I don't think I have ever seen a South African pressed record although there are quite a few South African record labels. Do you know who pressed these? Are you sure they are are not pressed elsewhere, but have a South African label? The last record pressing plant in Africa, in Zimbabwe, that originally pressed for the South African Gallo Label was supposed to have been closed and sold off in 2015.

https://www.musicinafrica.net/magazine/africas-last-vinyl-pressing-plant-goes-sale
 
Very variable. I have friends from Zimbabwe (or Rhodesia as it was back when they lived there) and due to sanctions they tended to get western stuff well after the fact and of quite dubious quality (no master tape would ever have got anywhere near SA or Zim). Obviously home grown music faired much better, both countries producing loads of great stuff. One of these guys has an amazing collection of Zimbabwean ‘Jit’ 45s, many being quite rudimentary DIY recordings and productions, but with so much life! As ever the ‘first pressing from country of artist origin’ rule tends to stand up.
 
I checked some of the African stuff I have on vinyl and it all seems to have been distributed by UK or French companies and usually pressed by MPO in France. Sound quality on some of these is pretty good.
 
I can't speak for SA records but it is not true that African records were mostly pressed in UK, France or Holland. It may have been the case for records that were actually distributed in Europe but Africa is a large continent and there were many pressing plants for local music. For instance during the heyday, EMI and Decca both had big pressing plants in Nigeria. Even smaller countries like Ghana and Ivory Coast had their own.

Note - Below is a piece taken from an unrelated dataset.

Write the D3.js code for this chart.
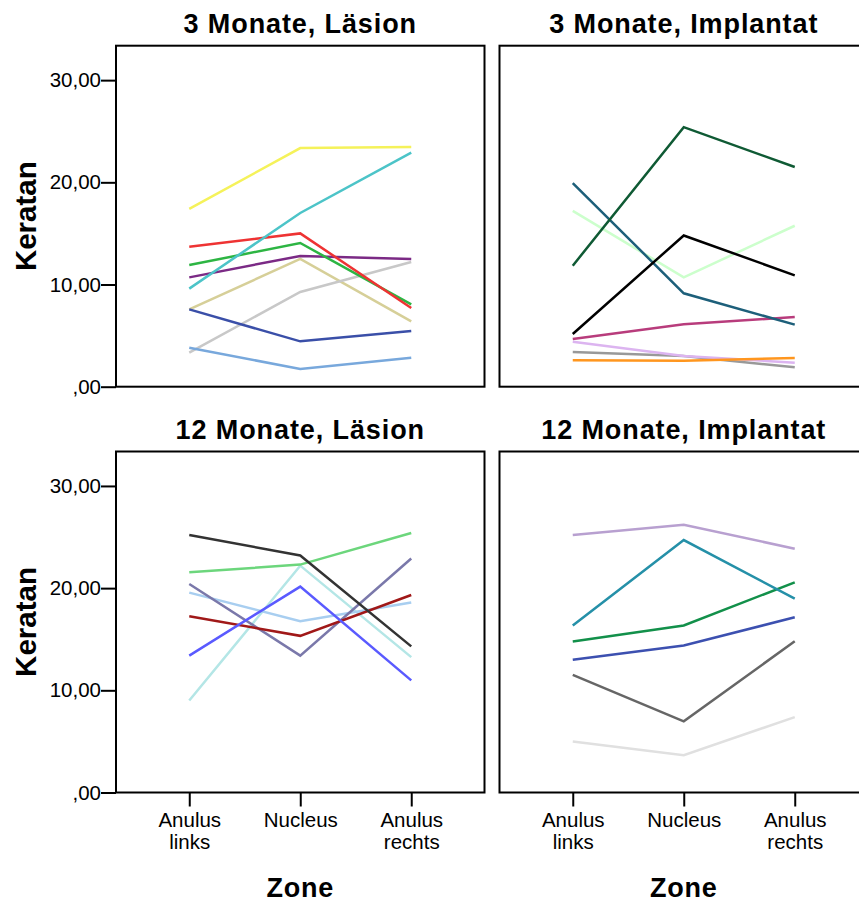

IMO African pressed records were highly variable. Some were very good (e.g. the EMI and Decca ones) but there were many that were pressed on poor quality vinyl or were off-centered. The used records are mostly in terrible shape, worn and scratched up, covered in dirt and mud, and often suffered from the humidity, dirt and poor storage conditions.

But, what wonderful music!
 
Lots of African countries had booming record industries and pressing plants in decades past.
Here's Frank Gossner looking for records in Ghana: https://dustandgrooves.com/digging-in-ghana-with-frank-gossner/

Interesting stuff.

I had (and sold, years ago) this rarity from 1963. interesting for its connections to what was happening with music in the West Indies.

E.T. Mensah And His Tempos Band* ‎– King Of The High Lifes
Label:
Decca ‎– WAL 1032
Series:
Decca West African Series
Format:
Vinyl, 10", Album, Mono
Country:
Ghana
Released:
1963
Genre:
Folk, World, & Country
Style:
Highlife

From memory (!) it was an old BBC colonial pressing plant, but I might be making that up.
 
I used to own Malian pressings of some Ali Farka Toure albums and the sq was consistently good.
 
I am mainly referring to American artists like Al Jarreau, Earl Klugh Michael Jackson Chuck Mangione Maze. All of these sound great just not sure if they were actually pressed in Africa or imported and package in Africa.
 
You need to check the deadwax. Sometimes the etchings may tell you.

My best guess is that if they were popular titles, they were likely locally-pressed. South Africa was big enough to have local pressing plants and certainly it would have been more economic to manufacture them there than to import vinyl records.

But I must qualify all this conjecture. I suspect during the apartheid era, bans or censorship would have been operative for a lot of items, so things that made sense in other countries did not apply to SA . The records that you mentioned may have very well been smuggled in.